Agli atti ci sono le parole concitate del pilota a bordo della Jolly nero rivolte ai due rimorchiatori che aiutavano la nave a fare quella manovra di poppa. “Avaria,avaria,siamo troppo vicini” grida il pilota per dire che non riesce a usare i motori per fermare l’abbrivio della nave che con le sue migliaia di tonnellate di stazza ed i suoi 240 metri di lunghezza, si avvicinava alla torre del porto senza poter essere fermata. Perché in mare,a qualunque barca, non si puo’ mettere il freno a mano, se il motore non fa andare in avanti la nave, e’ inevitabile che questa prenda velocità andando indietro sino al primo stallo che incontra. In quel caso la banchina e la torre: ma come mai subito dopo l’ incidente la nave riesce ad ingranare la marcia in avanti sino ad arrivare in banchina ed attraccare nuovamente con i propri mezzi? Sarà la magistratura e l’inchiesta dell’autorità del porto a dare qualche risposta ai parenti delle 9 vittime,innanzitutto e poi alla città , alla nazione intera.
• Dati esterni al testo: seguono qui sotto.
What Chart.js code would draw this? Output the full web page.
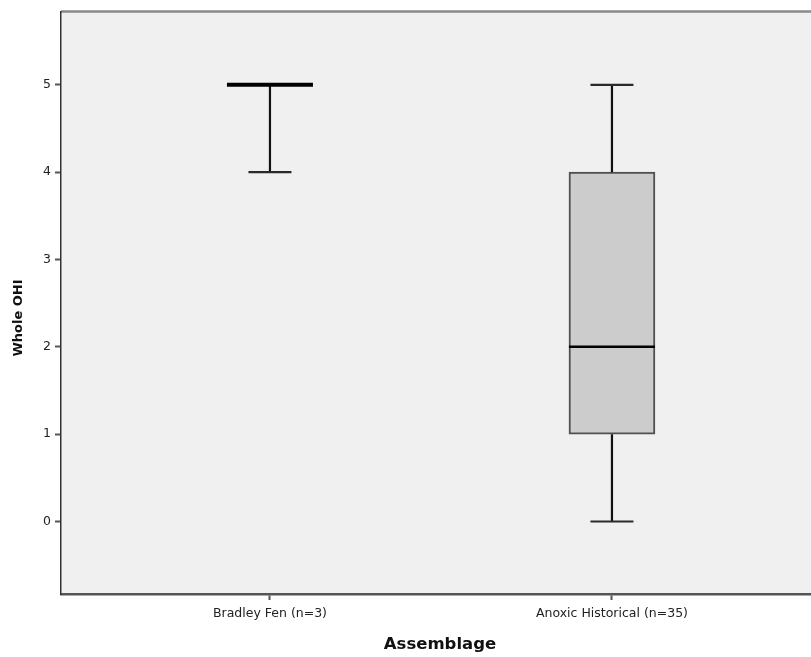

Ma resta da capire se si era pensato a questo possibile incidente nel momento in cui la torre dei piloti fu progettata e costruita : e se poi è stato usato il cemento armato come da progetto e se lo stesso progetto sia stato veramente accurato e pensato anche per far resistere quella costruzione agli eventi più imprevedibili . Insomma,in una parola , se fu fatta veramente prevenzione antinfortunistica, studiando ed edificando quella costruzione. Per questo non si deve parlare di fatalità ,per questo ora bisogna capire perché non si ripetano più gravi incidenti del genere. Nel rispetto delle vittime e dei loro familiari.